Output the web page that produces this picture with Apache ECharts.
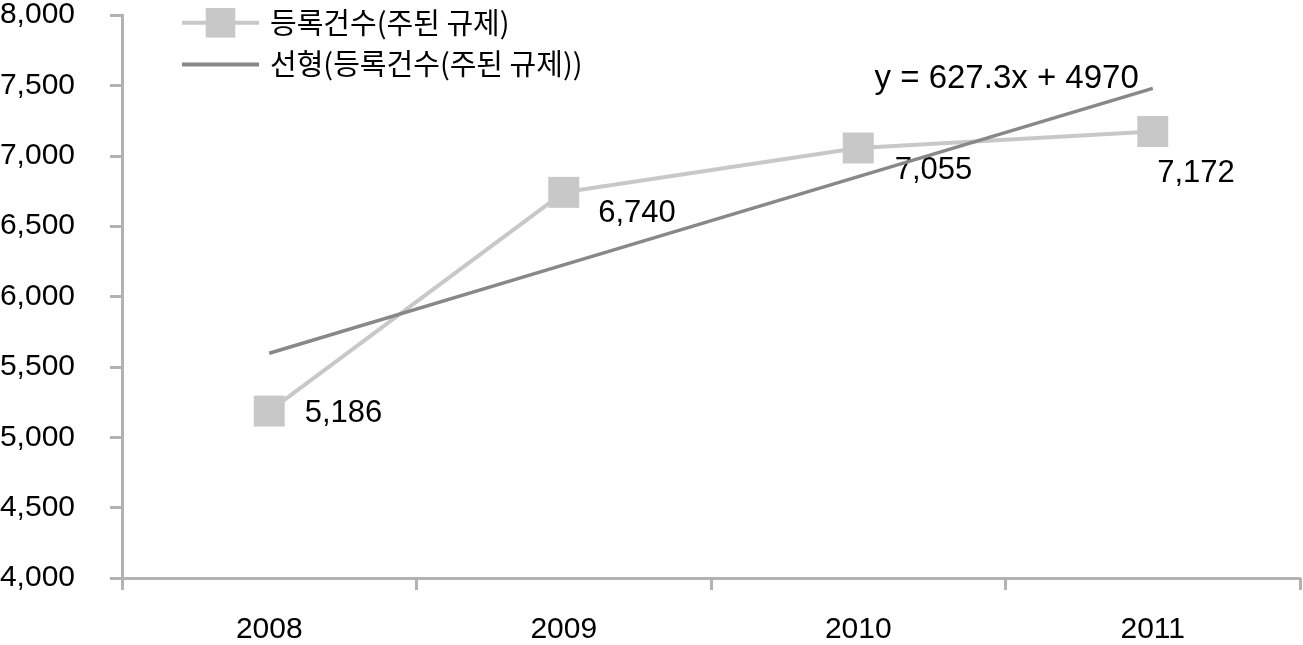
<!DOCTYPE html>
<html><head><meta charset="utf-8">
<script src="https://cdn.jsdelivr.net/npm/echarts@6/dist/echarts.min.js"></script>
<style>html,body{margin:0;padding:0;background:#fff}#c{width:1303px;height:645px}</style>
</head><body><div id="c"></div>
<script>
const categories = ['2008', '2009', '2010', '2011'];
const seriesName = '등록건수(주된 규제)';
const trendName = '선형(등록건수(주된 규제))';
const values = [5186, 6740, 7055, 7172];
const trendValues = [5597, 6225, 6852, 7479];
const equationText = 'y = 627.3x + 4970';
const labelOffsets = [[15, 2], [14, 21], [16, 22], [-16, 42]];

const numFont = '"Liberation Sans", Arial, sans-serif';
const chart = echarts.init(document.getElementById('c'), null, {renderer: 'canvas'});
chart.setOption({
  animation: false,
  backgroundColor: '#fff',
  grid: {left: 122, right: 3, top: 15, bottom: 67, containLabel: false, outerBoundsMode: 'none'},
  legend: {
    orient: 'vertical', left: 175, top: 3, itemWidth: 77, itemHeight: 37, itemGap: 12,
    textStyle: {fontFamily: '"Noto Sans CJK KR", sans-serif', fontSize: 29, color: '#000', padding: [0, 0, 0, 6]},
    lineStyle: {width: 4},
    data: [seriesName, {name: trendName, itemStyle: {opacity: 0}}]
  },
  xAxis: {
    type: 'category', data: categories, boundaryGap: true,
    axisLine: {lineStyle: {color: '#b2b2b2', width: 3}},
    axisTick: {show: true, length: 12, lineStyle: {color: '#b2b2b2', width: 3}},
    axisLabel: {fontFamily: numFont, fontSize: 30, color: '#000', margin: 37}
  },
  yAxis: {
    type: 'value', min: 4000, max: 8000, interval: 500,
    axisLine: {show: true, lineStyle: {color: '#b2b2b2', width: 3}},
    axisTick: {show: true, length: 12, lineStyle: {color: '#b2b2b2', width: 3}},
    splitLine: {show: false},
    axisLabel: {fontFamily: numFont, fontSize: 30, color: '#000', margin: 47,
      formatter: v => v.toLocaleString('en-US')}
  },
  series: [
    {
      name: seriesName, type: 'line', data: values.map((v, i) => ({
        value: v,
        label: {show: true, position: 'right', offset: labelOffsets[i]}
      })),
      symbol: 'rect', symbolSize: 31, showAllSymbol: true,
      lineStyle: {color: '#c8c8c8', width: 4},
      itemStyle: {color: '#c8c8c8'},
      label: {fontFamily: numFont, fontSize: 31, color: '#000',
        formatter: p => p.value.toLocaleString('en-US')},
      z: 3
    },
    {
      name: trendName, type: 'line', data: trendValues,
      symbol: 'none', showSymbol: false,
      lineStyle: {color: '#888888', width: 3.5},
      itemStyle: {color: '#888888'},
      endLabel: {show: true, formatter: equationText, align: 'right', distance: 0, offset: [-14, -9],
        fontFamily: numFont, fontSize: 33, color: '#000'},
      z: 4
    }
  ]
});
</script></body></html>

##########

_What you need to do_
Every line above should be returned exactly; the pictures stay out.

_Correct output_
Output the web page that produces this picture with Apache ECharts.
<!DOCTYPE html>
<html><head><meta charset="utf-8">
<script src="https://cdn.jsdelivr.net/npm/echarts@6/dist/echarts.min.js"></script>
<style>html,body{margin:0;padding:0;background:#fff}#c{width:1303px;height:645px}</style>
</head><body><div id="c"></div>
<script>
const categories = ['2008', '2009', '2010', '2011'];
const seriesName = '등록건수(주된 규제)';
const trendName = '선형(등록건수(주된 규제))';
const values = [5186, 6740, 7055, 7172];
const trendValues = [5597, 6225, 6852, 7479];
const equationText = 'y = 627.3x + 4970';
const labelOffsets = [[15, 2], [14, 21], [16, 22], [-16, 42]];

const numFont = '"Liberation Sans", Arial, sans-serif';
const chart = echarts.init(document.getElementById('c'), null, {renderer: 'canvas'});
chart.setOption({
  animation: false,
  backgroundColor: '#fff',
  grid: {left: 122, right: 3, top: 15, bottom: 67, containLabel: false, outerBoundsMode: 'none'},
  legend: {
    orient: 'vertical', left: 175, top: 3, itemWidth: 77, itemHeight: 37, itemGap: 12,
    textStyle: {fontFamily: '"Noto Sans CJK KR", sans-serif', fontSize: 29, color: '#000', padding: [0, 0, 0, 6]},
    lineStyle: {width: 4},
    data: [seriesName, {name: trendName, itemStyle: {opacity: 0}}]
  },
  xAxis: {
    type: 'category', data: categories, boundaryGap: true,
    axisLine: {lineStyle: {color: '#b2b2b2', width: 3}},
    axisTick: {show: true, length: 12, lineStyle: {color: '#b2b2b2', width: 3}},
    axisLabel: {fontFamily: numFont, fontSize: 30, color: '#000', margin: 37}
  },
  yAxis: {
    type: 'value', min: 4000, max: 8000, interval: 500,
    axisLine: {show: true, lineStyle: {color: '#b2b2b2', width: 3}},
    axisTick: {show: true, length: 12, lineStyle: {color: '#b2b2b2', width: 3}},
    splitLine: {show: false},
    axisLabel: {fontFamily: numFont, fontSize: 30, color: '#000', margin: 47,
      formatter: v => v.toLocaleString('en-US')}
  },
  series: [
    {
      name: seriesName, type: 'line', data: values.map((v, i) => ({
        value: v,
        label: {show: true, position: 'right', offset: labelOffsets[i]}
      })),
      symbol: 'rect', symbolSize: 31, showAllSymbol: true,
      lineStyle: {color: '#c8c8c8', width: 4},
      itemStyle: {color: '#c8c8c8'},
      label: {fontFamily: numFont, fontSize: 31, color: '#000',
        formatter: p => p.value.toLocaleString('en-US')},
      z: 3
    },
    {
      name: trendName, type: 'line', data: trendValues,
      symbol: 'none', showSymbol: false,
      lineStyle: {color: '#888888', width: 3.5},
      itemStyle: {color: '#888888'},
      endLabel: {show: true, formatter: equationText, align: 'right', distance: 0, offset: [-14, -9],
        fontFamily: numFont, fontSize: 33, color: '#000'},
      z: 4
    }
  ]
});
</script></body></html>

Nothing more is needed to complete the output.